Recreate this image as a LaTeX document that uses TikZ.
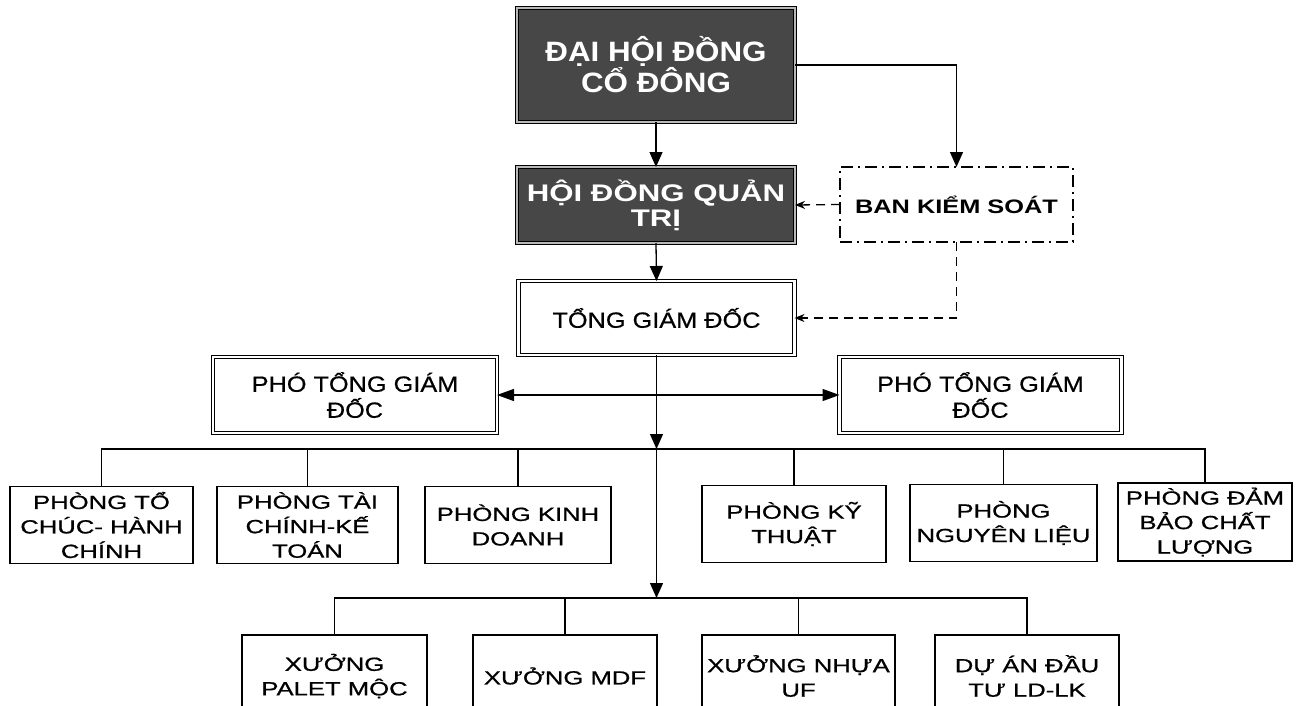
\documentclass[tikz,border=0pt]{standalone}
\usepackage{fontspec}
\setmainfont{Liberation Sans}
\newfontfamily\ftop[FakeStretch=1.12]{Liberation Sans}
\newfontfamily\fhd[FakeStretch=1.3]{Liberation Sans}
\newfontfamily\fmid[FakeStretch=1.15,FakeBold=0.6]{Liberation Sans}
\newfontfamily\fbks[FakeStretch=1.3]{Liberation Sans}
\newfontfamily\fbody[FakeStretch=1.35,FakeBold=0.8]{Liberation Sans}
\usetikzlibrary{arrows.meta}
\begin{document}
\begin{tikzpicture}[x=1pt,y=-1pt,
  darkbox/.style={draw=black, line width=1.2pt, double=gray!55, double distance=2.2pt,
    fill=black!72, text=white, inner sep=0pt, outer sep=0pt, align=center,
    font=\ftop\bfseries\fontsize{28}{24}\selectfont},
  dblbox/.style={draw=black, line width=0.9pt, double=white, double distance=2.4pt,
    fill=white, inner sep=0pt, outer sep=0pt, align=center,
    font=\fmid\fontsize{22}{26}\selectfont},
  bksbox/.style={draw=black, line width=1.2pt, dash pattern=on 12pt off 5pt on 2pt off 5pt,
    fill=white, inner sep=0pt, outer sep=0pt, align=center,
    font=\fbks\bfseries\fontsize{19.5}{22}\selectfont},
  pbox/.style={draw=black, line width=1.3pt, fill=white, inner sep=0pt, outer sep=0pt,
    align=center, minimum height=77pt, font=\fbody\fontsize{19}{24.5}\selectfont},
  xbox/.style={pbox, minimum height=82pt},
  conn/.style={draw=black, line width=1.3pt},
  dashconn/.style={draw=black, line width=1.3pt, dash pattern=on 9pt off 6pt},
  bigtri/.tip={Triangle[length=15pt,width=13pt]},
  midtri/.tip={Triangle[length=17pt,width=12pt]},
  smallst/.tip={Stealth[length=10pt,width=8pt]}
]
\useasboundingbox (0,0) rectangle (1306,706);
\clip (0,0) rectangle (1306,706);

\node[darkbox, minimum width=278pt, minimum height=114pt] (dh) at (656,65) {ĐẠI HỘI ĐỒNG\\CỔ ĐÔNG};
\node[darkbox, font=\fhd\bfseries\fontsize{24}{25}\selectfont, minimum width=278pt, minimum height=76pt] (hd) at (656,205) {HỘI ĐỒNG QUẢN\\TRỊ};
\node[bksbox, minimum width=233pt, minimum height=75pt] (bks) at (956.5,204.5) {BAN KIỂM SOÁT};
\node[dblbox, minimum width=276pt, minimum height=74pt] (tgd) at (656.5,318) {TỔNG GIÁM ĐỐC};
\node[dblbox, minimum width=284pt, minimum height=76pt] (pl) at (355,395) {PHÓ TỔNG GIÁM\\ĐỐC};
\node[dblbox, minimum width=282pt, minimum height=76pt] (pr) at (980.5,395) {PHÓ TỔNG GIÁM\\ĐỐC};

\node[pbox, minimum width=183pt] (p1) at (101.5,525) {PHÒNG TỔ\\CHÚC- HÀNH\\CHÍNH};
\node[pbox, minimum width=181pt] (p2) at (307.5,525) {PHÒNG TÀI\\CHÍNH-KẾ\\TOÁN};
\node[pbox, minimum width=186pt] (p3) at (518,525) {PHÒNG KINH\\DOANH};
\node[pbox, minimum width=184pt] (p4) at (794,524) {PHÒNG KỸ\\THUẬT};
\node[pbox, minimum width=187pt] (p5) at (1003.5,523) {PHÒNG\\NGUYÊN LIỆU};
\node[pbox, minimum width=174pt, minimum height=78pt] (p6) at (1205,522) {PHÒNG ĐẢM\\BẢO CHẤT\\LƯỢNG};

\node[xbox, minimum width=185pt] (x1) at (334.5,676) {XƯỞNG\\PALET MỘC};
\node[xbox, minimum width=184pt] (x2) at (565,676) {XƯỞNG MDF};
\node[xbox, minimum width=193pt] (x3) at (798.5,676) {XƯỞNG NHỰA\\UF};
\node[xbox, minimum width=184pt] (x4) at (1027,676) {DỰ ÁN ĐẦU\\TƯ LD-LK};

\coordinate (bus) at (tgd.south |- 0,449);
\coordinate (bus2) at (tgd.south |- 0,598);

\draw[conn,-bigtri] (dh.south) -- (hd.north);
\draw[conn,-bigtri] (dh.east) -| (bks.north);
\draw[dashconn,-smallst] (bks.west) -- (hd.east);
\draw[dashconn,-smallst] (bks.south) |- (tgd.east);
\draw[conn,-bigtri] (hd.south) -- (tgd.north);
\draw[conn,-bigtri] (tgd.south) -- (bus);
\draw[conn,-bigtri] (bus) -- (bus2);
\draw[conn,midtri-midtri] (pl.east) -- (pr.west);

\draw[conn] (p1.north) |- (p6.north |- bus) -- (p6.north);
\foreach \n in {p2,p3,p4,p5} \draw[conn] (\n.north) -- (\n.north |- bus);
\draw[conn] (x1.north) |- (x4.north |- bus2) -- (x4.north);
\foreach \n in {x2,x3} \draw[conn] (\n.north) -- (\n.north |- bus2);
\end{tikzpicture}
\end{document}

────────────────────────────────────────

→ What you have to do
Leave the images out and output the remaining material exactly as it stands.

→ Task output
Recreate this image as a LaTeX document that uses TikZ.
\documentclass[tikz,border=0pt]{standalone}
\usepackage{fontspec}
\setmainfont{Liberation Sans}
\newfontfamily\ftop[FakeStretch=1.12]{Liberation Sans}
\newfontfamily\fhd[FakeStretch=1.3]{Liberation Sans}
\newfontfamily\fmid[FakeStretch=1.15,FakeBold=0.6]{Liberation Sans}
\newfontfamily\fbks[FakeStretch=1.3]{Liberation Sans}
\newfontfamily\fbody[FakeStretch=1.35,FakeBold=0.8]{Liberation Sans}
\usetikzlibrary{arrows.meta}
\begin{document}
\begin{tikzpicture}[x=1pt,y=-1pt,
  darkbox/.style={draw=black, line width=1.2pt, double=gray!55, double distance=2.2pt,
    fill=black!72, text=white, inner sep=0pt, outer sep=0pt, align=center,
    font=\ftop\bfseries\fontsize{28}{24}\selectfont},
  dblbox/.style={draw=black, line width=0.9pt, double=white, double distance=2.4pt,
    fill=white, inner sep=0pt, outer sep=0pt, align=center,
    font=\fmid\fontsize{22}{26}\selectfont},
  bksbox/.style={draw=black, line width=1.2pt, dash pattern=on 12pt off 5pt on 2pt off 5pt,
    fill=white, inner sep=0pt, outer sep=0pt, align=center,
    font=\fbks\bfseries\fontsize{19.5}{22}\selectfont},
  pbox/.style={draw=black, line width=1.3pt, fill=white, inner sep=0pt, outer sep=0pt,
    align=center, minimum height=77pt, font=\fbody\fontsize{19}{24.5}\selectfont},
  xbox/.style={pbox, minimum height=82pt},
  conn/.style={draw=black, line width=1.3pt},
  dashconn/.style={draw=black, line width=1.3pt, dash pattern=on 9pt off 6pt},
  bigtri/.tip={Triangle[length=15pt,width=13pt]},
  midtri/.tip={Triangle[length=17pt,width=12pt]},
  smallst/.tip={Stealth[length=10pt,width=8pt]}
]
\useasboundingbox (0,0) rectangle (1306,706);
\clip (0,0) rectangle (1306,706);

\node[darkbox, minimum width=278pt, minimum height=114pt] (dh) at (656,65) {ĐẠI HỘI ĐỒNG\\CỔ ĐÔNG};
\node[darkbox, font=\fhd\bfseries\fontsize{24}{25}\selectfont, minimum width=278pt, minimum height=76pt] (hd) at (656,205) {HỘI ĐỒNG QUẢN\\TRỊ};
\node[bksbox, minimum width=233pt, minimum height=75pt] (bks) at (956.5,204.5) {BAN KIỂM SOÁT};
\node[dblbox, minimum width=276pt, minimum height=74pt] (tgd) at (656.5,318) {TỔNG GIÁM ĐỐC};
\node[dblbox, minimum width=284pt, minimum height=76pt] (pl) at (355,395) {PHÓ TỔNG GIÁM\\ĐỐC};
\node[dblbox, minimum width=282pt, minimum height=76pt] (pr) at (980.5,395) {PHÓ TỔNG GIÁM\\ĐỐC};

\node[pbox, minimum width=183pt] (p1) at (101.5,525) {PHÒNG TỔ\\CHÚC- HÀNH\\CHÍNH};
\node[pbox, minimum width=181pt] (p2) at (307.5,525) {PHÒNG TÀI\\CHÍNH-KẾ\\TOÁN};
\node[pbox, minimum width=186pt] (p3) at (518,525) {PHÒNG KINH\\DOANH};
\node[pbox, minimum width=184pt] (p4) at (794,524) {PHÒNG KỸ\\THUẬT};
\node[pbox, minimum width=187pt] (p5) at (1003.5,523) {PHÒNG\\NGUYÊN LIỆU};
\node[pbox, minimum width=174pt, minimum height=78pt] (p6) at (1205,522) {PHÒNG ĐẢM\\BẢO CHẤT\\LƯỢNG};

\node[xbox, minimum width=185pt] (x1) at (334.5,676) {XƯỞNG\\PALET MỘC};
\node[xbox, minimum width=184pt] (x2) at (565,676) {XƯỞNG MDF};
\node[xbox, minimum width=193pt] (x3) at (798.5,676) {XƯỞNG NHỰA\\UF};
\node[xbox, minimum width=184pt] (x4) at (1027,676) {DỰ ÁN ĐẦU\\TƯ LD-LK};

\coordinate (bus) at (tgd.south |- 0,449);
\coordinate (bus2) at (tgd.south |- 0,598);

\draw[conn,-bigtri] (dh.south) -- (hd.north);
\draw[conn,-bigtri] (dh.east) -| (bks.north);
\draw[dashconn,-smallst] (bks.west) -- (hd.east);
\draw[dashconn,-smallst] (bks.south) |- (tgd.east);
\draw[conn,-bigtri] (hd.south) -- (tgd.north);
\draw[conn,-bigtri] (tgd.south) -- (bus);
\draw[conn,-bigtri] (bus) -- (bus2);
\draw[conn,midtri-midtri] (pl.east) -- (pr.west);

\draw[conn] (p1.north) |- (p6.north |- bus) -- (p6.north);
\foreach \n in {p2,p3,p4,p5} \draw[conn] (\n.north) -- (\n.north |- bus);
\draw[conn] (x1.north) |- (x4.north |- bus2) -- (x4.north);
\foreach \n in {x2,x3} \draw[conn] (\n.north) -- (\n.north |- bus2);
\end{tikzpicture}
\end{document}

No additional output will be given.